Problem details. Tally the lines holding the string "chart" and reply with that number alone.

>> START

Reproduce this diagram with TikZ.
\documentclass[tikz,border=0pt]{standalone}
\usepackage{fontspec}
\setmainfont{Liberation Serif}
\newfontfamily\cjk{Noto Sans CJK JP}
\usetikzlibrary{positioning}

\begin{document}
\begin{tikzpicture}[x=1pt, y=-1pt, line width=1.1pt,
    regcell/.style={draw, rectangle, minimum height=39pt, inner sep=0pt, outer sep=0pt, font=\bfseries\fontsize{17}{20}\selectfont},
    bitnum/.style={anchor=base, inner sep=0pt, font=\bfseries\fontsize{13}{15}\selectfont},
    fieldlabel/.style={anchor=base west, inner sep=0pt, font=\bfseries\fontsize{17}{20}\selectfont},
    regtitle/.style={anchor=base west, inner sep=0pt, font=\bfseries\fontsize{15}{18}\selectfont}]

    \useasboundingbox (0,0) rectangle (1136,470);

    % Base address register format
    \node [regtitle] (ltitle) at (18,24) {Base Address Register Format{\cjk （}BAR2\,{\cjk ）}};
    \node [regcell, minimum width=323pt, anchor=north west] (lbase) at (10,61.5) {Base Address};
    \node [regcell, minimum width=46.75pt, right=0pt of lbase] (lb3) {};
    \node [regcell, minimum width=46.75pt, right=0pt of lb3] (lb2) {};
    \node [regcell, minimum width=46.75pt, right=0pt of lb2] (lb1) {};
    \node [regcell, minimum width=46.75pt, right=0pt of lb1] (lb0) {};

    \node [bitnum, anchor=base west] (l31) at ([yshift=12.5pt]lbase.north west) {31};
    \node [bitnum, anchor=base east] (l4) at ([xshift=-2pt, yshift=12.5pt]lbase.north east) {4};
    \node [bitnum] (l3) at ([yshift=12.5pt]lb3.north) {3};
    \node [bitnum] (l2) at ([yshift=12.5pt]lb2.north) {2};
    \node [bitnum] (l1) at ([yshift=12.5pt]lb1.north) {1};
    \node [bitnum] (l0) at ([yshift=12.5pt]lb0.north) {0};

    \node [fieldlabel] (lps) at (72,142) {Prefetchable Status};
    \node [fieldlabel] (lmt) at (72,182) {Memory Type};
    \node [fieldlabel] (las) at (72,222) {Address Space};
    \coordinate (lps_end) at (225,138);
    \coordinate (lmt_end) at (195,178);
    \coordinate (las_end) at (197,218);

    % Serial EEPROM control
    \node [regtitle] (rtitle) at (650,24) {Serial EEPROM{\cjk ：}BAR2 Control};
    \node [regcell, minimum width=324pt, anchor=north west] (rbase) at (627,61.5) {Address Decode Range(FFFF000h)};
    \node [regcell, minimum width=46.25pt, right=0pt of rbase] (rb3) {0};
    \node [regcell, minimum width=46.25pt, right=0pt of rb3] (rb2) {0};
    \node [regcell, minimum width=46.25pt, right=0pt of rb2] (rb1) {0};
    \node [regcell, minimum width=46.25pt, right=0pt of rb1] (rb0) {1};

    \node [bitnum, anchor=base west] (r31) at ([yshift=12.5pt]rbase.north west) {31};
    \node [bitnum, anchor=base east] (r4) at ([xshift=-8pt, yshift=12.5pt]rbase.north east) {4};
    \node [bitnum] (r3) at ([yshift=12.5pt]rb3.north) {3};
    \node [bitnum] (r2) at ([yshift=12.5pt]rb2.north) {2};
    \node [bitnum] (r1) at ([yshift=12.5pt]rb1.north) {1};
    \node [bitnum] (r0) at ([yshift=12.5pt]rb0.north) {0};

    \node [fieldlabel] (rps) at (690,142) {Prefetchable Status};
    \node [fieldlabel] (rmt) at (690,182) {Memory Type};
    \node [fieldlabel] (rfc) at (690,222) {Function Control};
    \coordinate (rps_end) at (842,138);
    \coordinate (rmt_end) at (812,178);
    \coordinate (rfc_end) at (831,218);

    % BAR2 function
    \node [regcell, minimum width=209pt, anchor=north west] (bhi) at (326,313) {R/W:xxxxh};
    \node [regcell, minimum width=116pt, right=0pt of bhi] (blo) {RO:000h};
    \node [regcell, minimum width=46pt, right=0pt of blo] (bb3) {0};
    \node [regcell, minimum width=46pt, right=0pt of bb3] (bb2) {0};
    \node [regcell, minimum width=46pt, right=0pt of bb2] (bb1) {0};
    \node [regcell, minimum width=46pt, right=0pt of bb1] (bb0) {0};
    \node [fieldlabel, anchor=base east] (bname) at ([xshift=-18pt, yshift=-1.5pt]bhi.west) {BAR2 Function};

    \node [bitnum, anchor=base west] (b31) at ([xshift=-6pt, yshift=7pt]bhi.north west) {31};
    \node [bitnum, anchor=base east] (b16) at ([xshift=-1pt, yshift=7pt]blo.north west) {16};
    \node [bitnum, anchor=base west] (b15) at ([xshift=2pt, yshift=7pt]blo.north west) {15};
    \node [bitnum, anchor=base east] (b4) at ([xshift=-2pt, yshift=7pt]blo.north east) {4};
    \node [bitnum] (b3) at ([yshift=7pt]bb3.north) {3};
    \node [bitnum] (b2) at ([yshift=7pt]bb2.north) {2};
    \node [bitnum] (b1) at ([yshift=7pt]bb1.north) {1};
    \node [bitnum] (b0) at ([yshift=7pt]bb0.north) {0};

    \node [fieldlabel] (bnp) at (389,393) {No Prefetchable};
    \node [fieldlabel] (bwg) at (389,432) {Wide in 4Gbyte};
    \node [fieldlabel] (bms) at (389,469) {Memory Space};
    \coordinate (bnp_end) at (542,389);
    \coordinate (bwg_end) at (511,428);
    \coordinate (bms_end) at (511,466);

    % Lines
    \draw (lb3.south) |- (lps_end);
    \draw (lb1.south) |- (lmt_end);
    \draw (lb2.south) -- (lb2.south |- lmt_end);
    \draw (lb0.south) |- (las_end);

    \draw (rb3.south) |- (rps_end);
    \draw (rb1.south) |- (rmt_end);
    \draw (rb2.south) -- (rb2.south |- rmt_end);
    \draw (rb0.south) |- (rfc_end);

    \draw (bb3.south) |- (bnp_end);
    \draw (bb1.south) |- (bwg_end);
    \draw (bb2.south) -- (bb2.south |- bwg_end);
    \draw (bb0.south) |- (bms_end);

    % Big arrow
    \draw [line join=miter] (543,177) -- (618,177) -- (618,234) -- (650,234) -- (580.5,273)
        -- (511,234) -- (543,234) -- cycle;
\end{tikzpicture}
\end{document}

>> END
>> START

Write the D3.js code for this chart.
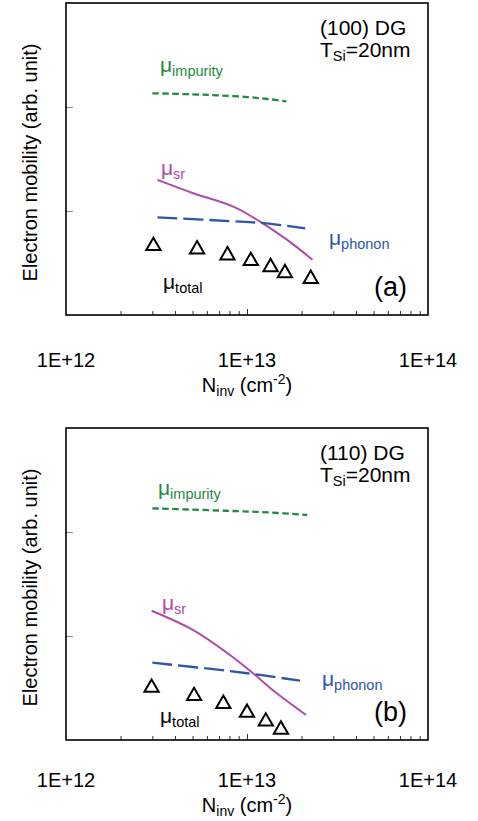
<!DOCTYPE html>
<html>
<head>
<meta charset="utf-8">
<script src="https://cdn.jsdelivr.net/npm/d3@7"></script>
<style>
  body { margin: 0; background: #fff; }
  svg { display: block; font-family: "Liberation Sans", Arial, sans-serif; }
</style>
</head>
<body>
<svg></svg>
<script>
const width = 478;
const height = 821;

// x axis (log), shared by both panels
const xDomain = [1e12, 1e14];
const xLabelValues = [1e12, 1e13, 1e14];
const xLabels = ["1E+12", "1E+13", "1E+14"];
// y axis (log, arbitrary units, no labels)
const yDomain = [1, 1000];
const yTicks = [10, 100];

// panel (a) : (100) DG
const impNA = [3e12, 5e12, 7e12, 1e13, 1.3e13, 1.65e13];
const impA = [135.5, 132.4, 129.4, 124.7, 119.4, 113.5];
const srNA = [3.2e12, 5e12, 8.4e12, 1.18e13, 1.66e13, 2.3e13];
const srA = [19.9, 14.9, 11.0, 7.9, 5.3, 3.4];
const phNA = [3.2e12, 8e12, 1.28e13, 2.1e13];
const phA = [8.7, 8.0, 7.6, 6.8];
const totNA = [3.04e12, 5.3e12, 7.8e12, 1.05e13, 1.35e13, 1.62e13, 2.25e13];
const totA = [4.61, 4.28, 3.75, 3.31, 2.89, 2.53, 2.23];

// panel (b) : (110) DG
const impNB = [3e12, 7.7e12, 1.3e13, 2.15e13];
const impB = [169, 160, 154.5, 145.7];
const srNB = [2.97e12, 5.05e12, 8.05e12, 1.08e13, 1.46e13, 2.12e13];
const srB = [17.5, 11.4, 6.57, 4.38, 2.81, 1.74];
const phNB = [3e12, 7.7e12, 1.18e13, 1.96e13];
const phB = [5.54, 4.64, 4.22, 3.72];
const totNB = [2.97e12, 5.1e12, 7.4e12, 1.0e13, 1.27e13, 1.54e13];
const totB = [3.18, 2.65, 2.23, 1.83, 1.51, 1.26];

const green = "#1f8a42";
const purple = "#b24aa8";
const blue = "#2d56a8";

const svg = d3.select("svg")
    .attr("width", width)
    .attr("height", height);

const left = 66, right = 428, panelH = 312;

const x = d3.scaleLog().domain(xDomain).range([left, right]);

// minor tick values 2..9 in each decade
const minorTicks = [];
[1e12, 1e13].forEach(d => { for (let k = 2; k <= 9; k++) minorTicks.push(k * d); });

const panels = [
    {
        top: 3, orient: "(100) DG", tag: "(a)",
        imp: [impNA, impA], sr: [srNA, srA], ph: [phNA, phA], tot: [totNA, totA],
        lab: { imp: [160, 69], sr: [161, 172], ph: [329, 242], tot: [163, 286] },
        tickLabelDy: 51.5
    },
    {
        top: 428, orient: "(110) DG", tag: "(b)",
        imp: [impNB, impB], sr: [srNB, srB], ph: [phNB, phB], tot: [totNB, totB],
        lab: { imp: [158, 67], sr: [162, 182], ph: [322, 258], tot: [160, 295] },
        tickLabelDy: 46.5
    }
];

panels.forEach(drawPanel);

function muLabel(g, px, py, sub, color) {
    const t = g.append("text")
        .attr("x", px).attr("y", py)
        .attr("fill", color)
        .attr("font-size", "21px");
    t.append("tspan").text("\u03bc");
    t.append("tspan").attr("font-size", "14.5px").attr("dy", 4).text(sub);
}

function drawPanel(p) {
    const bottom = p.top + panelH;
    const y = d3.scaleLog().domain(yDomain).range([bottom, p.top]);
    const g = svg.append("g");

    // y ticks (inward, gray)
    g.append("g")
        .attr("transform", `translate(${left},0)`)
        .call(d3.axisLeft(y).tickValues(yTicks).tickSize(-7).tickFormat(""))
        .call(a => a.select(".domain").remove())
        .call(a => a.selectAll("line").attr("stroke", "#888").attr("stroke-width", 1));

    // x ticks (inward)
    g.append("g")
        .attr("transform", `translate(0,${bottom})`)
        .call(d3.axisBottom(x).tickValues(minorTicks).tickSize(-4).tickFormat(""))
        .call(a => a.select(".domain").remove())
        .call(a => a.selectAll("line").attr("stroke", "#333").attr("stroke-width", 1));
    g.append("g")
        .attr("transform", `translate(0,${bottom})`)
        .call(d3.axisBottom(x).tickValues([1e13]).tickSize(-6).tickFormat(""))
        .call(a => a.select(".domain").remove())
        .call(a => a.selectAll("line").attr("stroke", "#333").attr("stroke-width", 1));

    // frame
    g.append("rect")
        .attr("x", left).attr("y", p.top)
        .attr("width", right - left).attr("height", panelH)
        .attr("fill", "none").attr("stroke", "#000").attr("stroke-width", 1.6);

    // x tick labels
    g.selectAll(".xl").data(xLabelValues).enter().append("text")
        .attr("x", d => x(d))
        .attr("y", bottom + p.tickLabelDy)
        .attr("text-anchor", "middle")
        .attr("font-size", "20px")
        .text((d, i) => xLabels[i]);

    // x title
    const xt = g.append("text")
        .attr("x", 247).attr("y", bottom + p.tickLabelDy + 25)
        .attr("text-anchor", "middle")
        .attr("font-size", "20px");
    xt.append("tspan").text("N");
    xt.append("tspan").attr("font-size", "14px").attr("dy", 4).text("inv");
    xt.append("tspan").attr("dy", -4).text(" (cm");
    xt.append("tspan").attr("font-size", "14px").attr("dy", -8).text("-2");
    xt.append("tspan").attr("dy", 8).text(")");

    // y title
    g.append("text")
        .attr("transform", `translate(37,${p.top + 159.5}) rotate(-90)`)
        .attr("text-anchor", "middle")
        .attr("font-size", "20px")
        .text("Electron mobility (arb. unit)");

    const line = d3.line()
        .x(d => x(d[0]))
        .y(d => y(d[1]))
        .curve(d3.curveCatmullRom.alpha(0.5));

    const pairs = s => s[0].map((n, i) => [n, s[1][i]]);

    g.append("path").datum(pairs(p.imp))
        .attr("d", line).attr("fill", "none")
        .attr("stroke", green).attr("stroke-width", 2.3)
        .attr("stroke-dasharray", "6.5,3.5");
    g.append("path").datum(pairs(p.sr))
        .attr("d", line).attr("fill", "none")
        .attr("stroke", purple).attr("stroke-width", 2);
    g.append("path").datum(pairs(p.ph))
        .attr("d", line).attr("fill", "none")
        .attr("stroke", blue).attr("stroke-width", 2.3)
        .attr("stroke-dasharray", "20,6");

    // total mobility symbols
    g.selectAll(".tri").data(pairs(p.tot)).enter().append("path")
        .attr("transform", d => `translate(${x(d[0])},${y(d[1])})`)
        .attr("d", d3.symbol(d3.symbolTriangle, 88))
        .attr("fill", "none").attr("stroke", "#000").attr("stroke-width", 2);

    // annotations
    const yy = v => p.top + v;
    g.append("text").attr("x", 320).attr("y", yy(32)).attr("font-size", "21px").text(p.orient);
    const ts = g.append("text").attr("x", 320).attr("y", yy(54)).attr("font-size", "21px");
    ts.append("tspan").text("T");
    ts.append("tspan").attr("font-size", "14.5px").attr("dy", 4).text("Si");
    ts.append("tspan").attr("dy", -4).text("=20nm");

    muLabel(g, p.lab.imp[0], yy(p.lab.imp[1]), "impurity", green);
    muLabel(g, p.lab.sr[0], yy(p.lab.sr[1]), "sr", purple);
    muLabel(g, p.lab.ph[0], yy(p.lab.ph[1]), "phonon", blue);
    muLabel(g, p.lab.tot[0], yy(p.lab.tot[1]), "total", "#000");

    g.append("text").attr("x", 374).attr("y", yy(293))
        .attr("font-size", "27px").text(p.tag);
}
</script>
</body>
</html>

>> END
>> START

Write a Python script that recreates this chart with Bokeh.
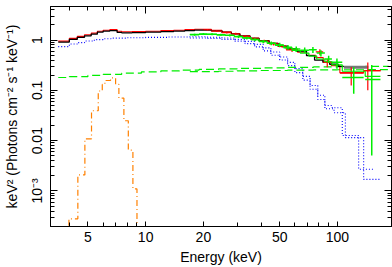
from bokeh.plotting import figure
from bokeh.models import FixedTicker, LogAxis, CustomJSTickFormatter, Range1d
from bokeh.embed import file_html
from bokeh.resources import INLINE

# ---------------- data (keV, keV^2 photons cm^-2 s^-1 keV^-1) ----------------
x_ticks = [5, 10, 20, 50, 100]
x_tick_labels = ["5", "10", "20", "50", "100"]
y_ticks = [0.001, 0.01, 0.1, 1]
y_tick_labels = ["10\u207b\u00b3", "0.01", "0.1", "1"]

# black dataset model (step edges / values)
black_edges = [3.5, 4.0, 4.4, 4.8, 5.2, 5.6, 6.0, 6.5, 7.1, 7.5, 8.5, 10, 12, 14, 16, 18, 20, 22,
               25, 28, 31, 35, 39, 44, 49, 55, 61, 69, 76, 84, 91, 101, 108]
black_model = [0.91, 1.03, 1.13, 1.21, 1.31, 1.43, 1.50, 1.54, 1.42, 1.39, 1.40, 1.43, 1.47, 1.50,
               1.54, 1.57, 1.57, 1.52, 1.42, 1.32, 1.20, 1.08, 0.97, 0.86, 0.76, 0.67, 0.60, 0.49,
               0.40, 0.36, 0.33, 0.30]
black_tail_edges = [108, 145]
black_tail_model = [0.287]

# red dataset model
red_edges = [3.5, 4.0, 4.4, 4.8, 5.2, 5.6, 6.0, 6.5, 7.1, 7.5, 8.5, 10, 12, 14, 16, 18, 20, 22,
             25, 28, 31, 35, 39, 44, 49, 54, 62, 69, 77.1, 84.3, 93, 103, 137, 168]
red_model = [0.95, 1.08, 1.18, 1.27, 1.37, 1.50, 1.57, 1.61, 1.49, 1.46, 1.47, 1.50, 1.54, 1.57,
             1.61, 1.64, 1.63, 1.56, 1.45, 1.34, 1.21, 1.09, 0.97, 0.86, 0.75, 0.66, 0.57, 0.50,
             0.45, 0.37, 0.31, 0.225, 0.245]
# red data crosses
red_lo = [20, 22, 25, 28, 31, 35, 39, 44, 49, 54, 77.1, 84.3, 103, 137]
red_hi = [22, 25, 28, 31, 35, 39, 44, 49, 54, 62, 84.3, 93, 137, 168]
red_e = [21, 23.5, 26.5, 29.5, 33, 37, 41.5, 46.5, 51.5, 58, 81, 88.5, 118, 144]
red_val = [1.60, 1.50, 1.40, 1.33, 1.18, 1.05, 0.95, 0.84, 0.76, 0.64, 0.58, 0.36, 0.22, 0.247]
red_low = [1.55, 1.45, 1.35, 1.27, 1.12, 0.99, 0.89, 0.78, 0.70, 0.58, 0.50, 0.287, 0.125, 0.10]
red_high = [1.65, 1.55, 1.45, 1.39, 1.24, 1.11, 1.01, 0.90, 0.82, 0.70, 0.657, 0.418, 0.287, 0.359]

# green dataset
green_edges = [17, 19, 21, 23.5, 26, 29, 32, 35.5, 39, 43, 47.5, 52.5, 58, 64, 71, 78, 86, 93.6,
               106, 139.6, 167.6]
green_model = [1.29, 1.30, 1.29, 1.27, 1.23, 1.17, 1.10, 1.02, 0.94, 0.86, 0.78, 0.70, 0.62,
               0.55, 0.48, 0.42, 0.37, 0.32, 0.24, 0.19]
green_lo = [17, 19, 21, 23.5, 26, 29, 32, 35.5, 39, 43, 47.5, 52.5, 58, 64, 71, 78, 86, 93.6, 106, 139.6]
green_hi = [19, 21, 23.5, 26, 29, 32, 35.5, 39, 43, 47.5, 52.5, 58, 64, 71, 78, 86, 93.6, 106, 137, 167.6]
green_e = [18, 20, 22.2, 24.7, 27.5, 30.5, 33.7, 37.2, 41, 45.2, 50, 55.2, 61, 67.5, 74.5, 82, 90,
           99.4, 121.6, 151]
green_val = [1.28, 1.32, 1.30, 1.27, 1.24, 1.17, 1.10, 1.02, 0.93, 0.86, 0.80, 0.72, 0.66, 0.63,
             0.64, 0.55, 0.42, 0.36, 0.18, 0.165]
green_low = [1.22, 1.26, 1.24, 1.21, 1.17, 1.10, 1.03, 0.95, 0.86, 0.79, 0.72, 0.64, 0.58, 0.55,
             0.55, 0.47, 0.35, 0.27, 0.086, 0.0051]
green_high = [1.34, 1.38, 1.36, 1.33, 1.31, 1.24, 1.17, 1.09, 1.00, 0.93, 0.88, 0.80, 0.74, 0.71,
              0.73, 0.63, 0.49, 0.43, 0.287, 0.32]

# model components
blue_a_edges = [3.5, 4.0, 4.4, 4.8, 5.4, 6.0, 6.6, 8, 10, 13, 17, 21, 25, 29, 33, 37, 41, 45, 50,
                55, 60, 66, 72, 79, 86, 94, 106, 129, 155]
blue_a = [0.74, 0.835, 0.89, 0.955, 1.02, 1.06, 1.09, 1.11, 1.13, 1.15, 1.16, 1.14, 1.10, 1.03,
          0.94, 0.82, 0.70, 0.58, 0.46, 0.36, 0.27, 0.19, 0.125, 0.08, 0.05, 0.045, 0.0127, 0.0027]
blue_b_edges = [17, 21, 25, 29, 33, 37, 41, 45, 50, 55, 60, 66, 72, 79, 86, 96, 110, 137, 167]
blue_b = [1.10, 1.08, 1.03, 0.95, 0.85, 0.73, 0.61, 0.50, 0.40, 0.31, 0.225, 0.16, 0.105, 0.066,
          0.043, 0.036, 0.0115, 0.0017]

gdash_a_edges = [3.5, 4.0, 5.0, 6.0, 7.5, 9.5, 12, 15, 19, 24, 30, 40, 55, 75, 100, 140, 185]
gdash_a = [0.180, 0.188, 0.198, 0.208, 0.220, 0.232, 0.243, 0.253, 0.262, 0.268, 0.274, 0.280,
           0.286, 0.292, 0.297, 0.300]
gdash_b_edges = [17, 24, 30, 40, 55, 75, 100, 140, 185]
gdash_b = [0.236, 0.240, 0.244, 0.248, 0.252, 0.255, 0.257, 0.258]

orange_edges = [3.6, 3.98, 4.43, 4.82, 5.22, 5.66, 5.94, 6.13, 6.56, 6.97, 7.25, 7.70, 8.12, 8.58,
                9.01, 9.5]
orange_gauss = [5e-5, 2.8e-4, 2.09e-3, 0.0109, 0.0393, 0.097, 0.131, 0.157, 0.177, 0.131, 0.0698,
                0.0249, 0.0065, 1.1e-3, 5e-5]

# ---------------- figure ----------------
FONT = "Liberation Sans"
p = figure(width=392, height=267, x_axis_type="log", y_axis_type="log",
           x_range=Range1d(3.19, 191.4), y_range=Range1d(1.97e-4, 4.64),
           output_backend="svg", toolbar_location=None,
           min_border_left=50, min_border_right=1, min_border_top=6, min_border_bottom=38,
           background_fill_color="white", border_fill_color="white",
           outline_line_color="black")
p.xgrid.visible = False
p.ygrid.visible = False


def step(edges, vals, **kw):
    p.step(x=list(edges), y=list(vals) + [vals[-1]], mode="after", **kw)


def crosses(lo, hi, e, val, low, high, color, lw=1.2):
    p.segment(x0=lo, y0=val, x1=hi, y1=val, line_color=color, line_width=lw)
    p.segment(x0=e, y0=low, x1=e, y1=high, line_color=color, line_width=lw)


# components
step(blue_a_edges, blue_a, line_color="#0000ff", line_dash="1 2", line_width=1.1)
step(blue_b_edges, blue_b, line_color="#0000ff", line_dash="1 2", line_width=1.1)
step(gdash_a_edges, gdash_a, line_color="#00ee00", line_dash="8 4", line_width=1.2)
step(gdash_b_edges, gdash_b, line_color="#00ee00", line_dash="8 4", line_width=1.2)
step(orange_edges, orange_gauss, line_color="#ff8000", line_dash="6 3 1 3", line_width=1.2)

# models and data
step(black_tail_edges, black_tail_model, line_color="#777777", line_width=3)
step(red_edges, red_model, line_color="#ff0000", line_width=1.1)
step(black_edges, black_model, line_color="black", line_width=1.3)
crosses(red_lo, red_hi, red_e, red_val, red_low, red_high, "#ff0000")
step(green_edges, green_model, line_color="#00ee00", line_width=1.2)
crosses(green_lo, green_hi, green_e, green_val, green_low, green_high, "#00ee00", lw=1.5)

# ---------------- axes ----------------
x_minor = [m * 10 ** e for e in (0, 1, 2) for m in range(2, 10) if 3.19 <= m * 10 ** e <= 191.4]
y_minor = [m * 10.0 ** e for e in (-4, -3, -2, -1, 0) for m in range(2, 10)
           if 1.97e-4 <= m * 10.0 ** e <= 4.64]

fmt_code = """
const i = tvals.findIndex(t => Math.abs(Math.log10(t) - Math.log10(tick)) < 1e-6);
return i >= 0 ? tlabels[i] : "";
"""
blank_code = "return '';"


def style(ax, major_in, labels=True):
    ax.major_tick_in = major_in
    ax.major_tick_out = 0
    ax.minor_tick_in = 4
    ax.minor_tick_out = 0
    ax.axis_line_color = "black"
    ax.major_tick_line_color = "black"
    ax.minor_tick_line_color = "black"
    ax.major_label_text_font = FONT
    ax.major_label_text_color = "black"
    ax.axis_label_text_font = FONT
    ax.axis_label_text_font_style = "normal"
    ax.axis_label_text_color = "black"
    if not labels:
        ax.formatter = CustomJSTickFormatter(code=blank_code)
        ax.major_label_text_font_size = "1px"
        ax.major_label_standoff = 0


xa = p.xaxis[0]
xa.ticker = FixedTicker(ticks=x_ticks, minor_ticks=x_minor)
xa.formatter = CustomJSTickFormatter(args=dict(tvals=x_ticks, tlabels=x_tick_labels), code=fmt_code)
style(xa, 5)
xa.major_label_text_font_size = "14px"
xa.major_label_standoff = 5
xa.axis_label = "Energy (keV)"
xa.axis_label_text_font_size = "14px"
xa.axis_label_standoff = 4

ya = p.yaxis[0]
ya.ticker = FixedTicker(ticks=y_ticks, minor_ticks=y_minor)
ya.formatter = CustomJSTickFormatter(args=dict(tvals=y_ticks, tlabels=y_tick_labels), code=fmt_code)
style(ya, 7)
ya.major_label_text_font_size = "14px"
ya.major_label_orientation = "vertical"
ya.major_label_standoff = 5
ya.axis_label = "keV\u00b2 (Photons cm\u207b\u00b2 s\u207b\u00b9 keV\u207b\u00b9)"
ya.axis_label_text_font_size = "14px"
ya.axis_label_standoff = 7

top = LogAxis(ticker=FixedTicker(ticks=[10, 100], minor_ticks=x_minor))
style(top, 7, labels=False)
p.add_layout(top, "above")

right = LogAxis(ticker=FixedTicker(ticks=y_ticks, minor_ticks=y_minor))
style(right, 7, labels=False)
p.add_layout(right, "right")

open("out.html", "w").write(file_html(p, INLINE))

>> END

Task answer. 2